Help those in need, not those who are emotionally needy

From Why the rich are revolting by Ed West. A contemporary elaboration of an age old observation. It is rarely the desperate who drive the revolutions but the Upper Middle Class. Fidel Castro, Pol Pot, Che Guevara, the examples are legion.

These are the individuals with the social capital to be aspirational but unable to move ahead in whatever the existing system might be. If they are to be at the top, they have to be in the vanguard. It never ends well.

Our prosperity, in this regard, has not helped us. The increasing prosperity of the US, the heavy overproduction of university credentials (and corresponding quality debasement of same) has made it harder and harder for the offspring of the privileged to distinguish themselves in terms of class caste. They wish to be acknowledged as superior without having to earn that superiority from demonstrated competence.

Combine overproduction of credentials, with an increasingly selective meritocracy, and then combine that with an increasingly winner-take-all economic structure and you have a recipe for social unsettlement. Privileged offspring not able to compete or able to distinguish themselves from the abhorred masses and not respected or even having the means to gain the respect that they think they deserve.
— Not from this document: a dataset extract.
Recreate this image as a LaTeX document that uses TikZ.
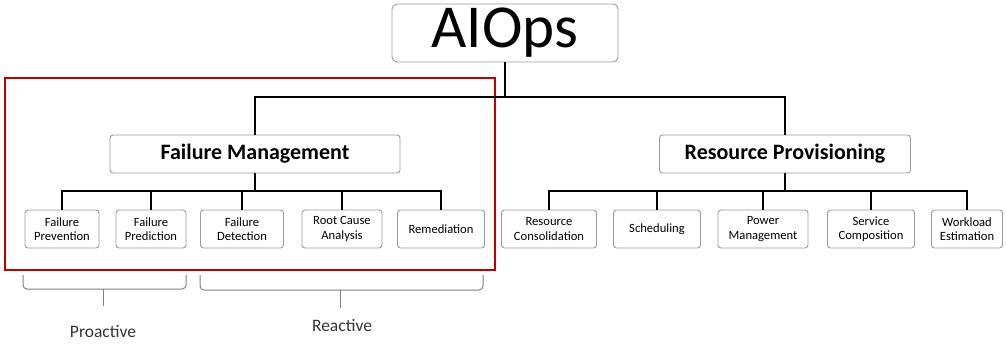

Disruption and overturning of norms is the age-old and preferred mechanism for such privileged drones to mark themselves out. One of its manifestations is in Luxury Beliefs.
I was bewildered when I encountered a new social class at Yale four years ago: the luxury belief class. My confusion wasn’t surprising given my unusual background. When I was two years old, my mother was addicted to drugs and my father abandoned us. I grew up in multiple foster homes, was then adopted into a series of broken homes, and then experienced a series of family tragedies. Later, after a few years in the military, I went to Yale on the GI Bill. On campus, I realized that luxury beliefs have become fashionable status symbols. Luxury beliefs are ideas and opinions that confer status on the rich at very little cost, while taking a toll on the lower class.

In the past, people displayed their membership of the upper class with their material accoutrements. But today, luxury goods are more affordable than before. And people are less likely to receive validation for the material items they display. This is a problem for the affluent, who still want to broadcast their high social position. But they have come up with a clever solution. The affluent have decoupled social status from goods, and re-attached it to beliefs.
It is what is fueling the Social Justice/Antifa fusion.

The beta children of the privileged class seeking affirmation by white knighting for totem groups and by their very activism destroying the aspirations of the preferred groups. The past week has been filled with Antifa trust fund babies pictured instigating riots which then destroy the accumulated savings and achievements of the aspirational black middle class. All in order to advance the social standing of those beta children of privilege.

It is a crying shame we ideally should be addressing. Help those in need, not those who are emotionally needy.